Medsphere

Medsphere Team


Automating a Patient Recall System for Healthier Patients

June 30, 2021


MOS, Patient Engagement, Uncategorized 3 Minute Read

Automating a patient recall system will allow practices to identify and contact those patients that need follow-up or periodic monitoring. This is what MACRA calls population management.

What is the key to this process? Patient communications.

Automation is a Must for Patient Communications

patient life cycle

Where to start?

Automating a patient recall system starts with determining the treatment protocols for the various populations within the practice. For example, how often should a 65 year old male with elevated a1c and blood pressure be seen by a physician? How about those on medications that need monitoring? Or procedures that need follow-up? Once a practice has these business rules in place, communications can be built.

How long until a patient can get an appointment?  This is how soon, before the due date, for the first message to the patient. Start with lower cost electronic forms, and test a few patients with mail.

How often should a patient be contacted?

Best practices suggest patients be contacted twice a week for 3 weeks (at least) over 2-3 different channels (email, text, call, mail). Remember, the patient may agree with you and want to come in, only to have a difficult time contacting a scheduler.

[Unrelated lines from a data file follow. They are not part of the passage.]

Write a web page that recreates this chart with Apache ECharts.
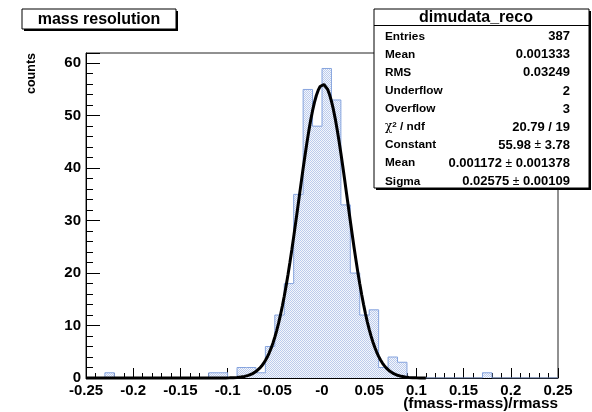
<!DOCTYPE html>
<html>
<head>
<meta charset="utf-8">
<script src="https://cdn.jsdelivr.net/npm/echarts@6/dist/echarts.min.js"></script>
<style>
  html, body { margin: 0; padding: 0; background: #fff; }
  #chart { width: 592px; height: 412px; }
</style>
</head>
<body>
<div id="chart"></div>
<script>
// Histogram binning: 50 bins of width 0.01 over [-0.25, 0.25]
const binLow = -0.25;
const binWidth = 0.01;
const counts = [
  0, 0, 1, 0, 0, 0, 0, 0, 0, 0,
  0, 0, 0, 1, 1, 0, 2, 2, 1, 6,
  12, 18, 35, 55, 48, 59, 53, 33, 20, 12,
  13, 2, 4, 3, 0, 0, 0, 0, 0, 0,
  0, 0, 1, 0, 0, 0, 0, 0, 0, 0
];

// Gaussian fit result and its drawn range
const fitConstant = 55.98;
const fitMean = 0.001172;
const fitSigma = 0.02575;
const fitRange = [-0.25, 0.11];

// Axis tick labels
const xTickLabels = ['-0.25', '-0.2', '-0.15', '-0.1', '-0.05', '-0', '0.05', '0.1', '0.15', '0.2', '0.25'];
const yTickLabels = ['0', '10', '20', '30', '40', '50', '60'];

// Statistics box contents
const statsTitle = 'dimudata_reco';
const statsNames = ['Entries', 'Mean', 'RMS', 'Underflow', 'Overflow', '{chi|\u03c7}{sup|2} / ndf', 'Constant', 'Mean', 'Sigma'];
const statsValues = ['387', '0.001333', '0.03249', '2', '3', '20.79 / 19',
  '55.98 {pm|\u00b1} 3.78', '0.001172 {pm|\u00b1} 0.001378', '0.02575 {pm|\u00b1} 0.00109'];

const histTitle = 'mass resolution';
const xTitle = '(fmass-rmass)/rmass';
const yTitle = 'counts';

// Step outline of the histogram
const histData = counts.map((c, k) => [binLow + k * binWidth, c]);
histData.push([binLow + counts.length * binWidth, counts[counts.length - 1]]);

// Fit curve sampled from the fitted parameters
const fitData = [];
const nSamples = 180;
for (let i = 0; i <= nSamples; i++) {
  const x = fitRange[0] + (fitRange[1] - fitRange[0]) * i / nSamples;
  const z = (x - fitMean) / fitSigma;
  fitData.push([x, fitConstant * Math.exp(-0.5 * z * z)]);
}

// Dotted fill texture for the histogram body
const tex = document.createElement('canvas');
tex.width = 2; tex.height = 2;
const tctx = tex.getContext('2d');
tctx.fillStyle = '#f4f7fc'; tctx.fillRect(0, 0, 2, 2);
tctx.fillStyle = '#bccbec'; tctx.fillRect(0, 0, 1, 1); tctx.fillRect(1, 1, 1, 1);

const font = 'Liberation Sans, Arial, Helvetica, sans-serif';
const gridLeft = 86, gridTop = 53, gridW = 472, gridH = 325;

// Statistics box graphics
const boxX = 374, boxY = 9, boxW = 215, boxH = 179;
const statsGraphics = [
  { type: 'rect', shape: { x: boxX + 2, y: boxY + 2, width: boxW, height: boxH }, style: { fill: '#000' }, z: 100 },
  { type: 'rect', shape: { x: boxX, y: boxY, width: boxW, height: boxH }, style: { fill: '#fff', stroke: '#000', lineWidth: 1 }, z: 101 },
  { type: 'line', shape: { x1: boxX, y1: 25.5, x2: boxX + boxW, y2: 25.5 }, style: { stroke: '#000', lineWidth: 1 }, z: 102 },
  { type: 'text', x: 476, y: 17.5, z: 102,
    style: { text: statsTitle, font: 'bold 16px ' + font, fill: '#000', align: 'center', verticalAlign: 'middle' } }
];
statsNames.forEach((name, i) => {
  const y = 36.8 + i * 18.06;
  statsGraphics.push({ type: 'text', x: 385, y: y, z: 102,
    style: { text: name, font: 'bold 11.8px ' + font, fill: '#000', align: 'left', verticalAlign: 'middle',
      rich: {
        chi: { font: '12px DejaVu Serif, serif', fill: '#000' },
        sup: { font: 'bold 8px ' + font, fill: '#000', verticalAlign: 'top', padding: [0, 0, 5, 0] }
      } } });
  statsGraphics.push({ type: 'text', x: 570, y: y, z: 102,
    style: { text: statsValues[i], font: 'bold 13px ' + font, fill: '#000', align: 'right', verticalAlign: 'middle',
      rich: { pm: { font: '12px ' + font, fill: '#000' } } } });
});

// Title box graphics
const titleGraphics = [
  { type: 'rect', shape: { x: 24, y: 11, width: 154, height: 20 }, style: { fill: '#000' }, z: 100 },
  { type: 'rect', shape: { x: 22, y: 9, width: 154, height: 20 }, style: { fill: '#fff', stroke: '#000', lineWidth: 1 }, z: 101 },
  { type: 'text', x: 99, y: 20, z: 102,
    style: { text: histTitle, font: 'bold 16px ' + font, fill: '#000', align: 'center', verticalAlign: 'middle' } }
];

// Axis titles
const axisTitleGraphics = [
  { type: 'text', x: 558, y: 404, z: 102,
    style: { text: xTitle, font: 'bold 15.4px ' + font, fill: '#000', align: 'right', verticalAlign: 'middle' } },
  { type: 'text', x: 32, y: 53, rotation: Math.PI / 2, z: 102,
    style: { text: yTitle, font: 'bold 12.5px ' + font, fill: '#000', align: 'right', verticalAlign: 'middle' } }
];

const chart = echarts.init(document.getElementById('chart'), null, { renderer: 'canvas' });
chart.setOption({
  animation: false,
  backgroundColor: '#fff',
  grid: {
    left: gridLeft, top: gridTop, width: gridW, height: gridH,
    show: true, borderColor: '#222', borderWidth: 1, backgroundColor: 'transparent'
  },
  xAxis: {
    type: 'value',
    min: -0.25, max: 0.25, interval: 0.05,
    axisLine: { show: true, onZero: false, lineStyle: { color: '#000', width: 1 } },
    axisTick: { show: true, inside: true, length: 10, lineStyle: { color: '#000', width: 1 } },
    minorTick: { show: true, splitNumber: 5, length: 5, lineStyle: { color: '#000', width: 1 } },
    splitLine: { show: false },
    axisLabel: {
      margin: 5,
      fontFamily: font, fontSize: 15, fontWeight: 'bold', color: '#000',
      formatter: v => xTickLabels[Math.round((v + 0.25) / 0.05)] ?? ''
    }
  },
  yAxis: {
    type: 'value',
    min: 0, max: 61.95, interval: 10,
    axisLine: { show: true, onZero: false, lineStyle: { color: '#000', width: 1 } },
    axisTick: { show: true, inside: true, length: 14, lineStyle: { color: '#000', width: 1 } },
    minorTick: { show: true, splitNumber: 5, length: 7, lineStyle: { color: '#000', width: 1 } },
    splitLine: { show: false },
    axisLabel: {
      margin: 5, showMaxLabel: false,
      fontFamily: font, fontSize: 15, fontWeight: 'bold', color: '#000',
      formatter: v => {
        const i = Math.round(v / 10);
        return Math.abs(v - i * 10) < 1e-6 ? (yTickLabels[i] ?? '') : '';
      }
    }
  },
  series: [
    {
      name: 'dimudata_reco',
      type: 'line',
      step: 'end',
      data: histData,
      symbol: 'none',
      lineStyle: { color: '#86a4de', width: 1 },
      areaStyle: { color: { image: tex, repeat: 'repeat' }, opacity: 1 },
      z: 2
    },
    {
      name: 'gaus',
      type: 'line',
      data: fitData,
      symbol: 'none',
      clip: false,
      lineStyle: { color: '#000', width: 3 },
      z: 3
    }
  ],
  graphic: [...titleGraphics, ...statsGraphics, ...axisTitleGraphics]
});
</script>
</body>
</html>
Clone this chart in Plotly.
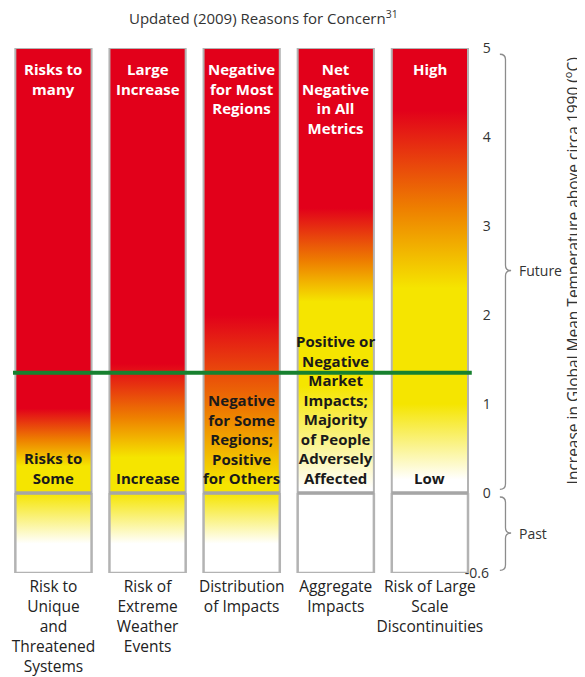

Automated, electronic forms of communication are appropriate for these messages, however, don’t expect a patient to call several times; allow them to respond in the channel the message was sent in.

texting

What if the manual indicator is missed?

Most PM systems look only to the well-visit exam codes to identify patients and most systems require a manual entry of a due date for the recall.  If the patient does not respond to 1 or 2 contacts and the date becomes older than 2 or 3 months, most systems will miss the record as being out of the date range requested.

If the manually entered date is not removed and the system goes on to be used for years, a recall list will become useless as many years of old recalls may be included on the list.

The best practice is to read all the data from the PM & EMR system in addition to the recall indicator.

What is the last straw?

What happens when the patient does not respond? Is this after one contact? Is a call sufficient, does the practice need record-keeping on the attempts to recall a patient? These are all important factors for a system to process.

What about patients with a balance? When practices move to an automated, multi-channel system, more patients will respond, including those that have balances. In the first several months after the change, get the patient to respond, then ask for payment when the appointment is set, or when the patient arrives. Don’t make a drastic change all at once.

Conclusions

The manual process that most practice management systems utilize can be aggravating and almost always under-performs versus automated communications systems. Practices should have treatment protocols that outline the various patient populations with the appropriate visit frequency.

When it comes to recall appointments from reluctant patients, make it easy. Understand what the last communication is and how that process is recorded.

An automated system provides confidence in the consistent, continual, 24 X 7 X 365 operation of your business and allows your staff to spend time caring for patients. An added benefit is it also leads to healthier patients!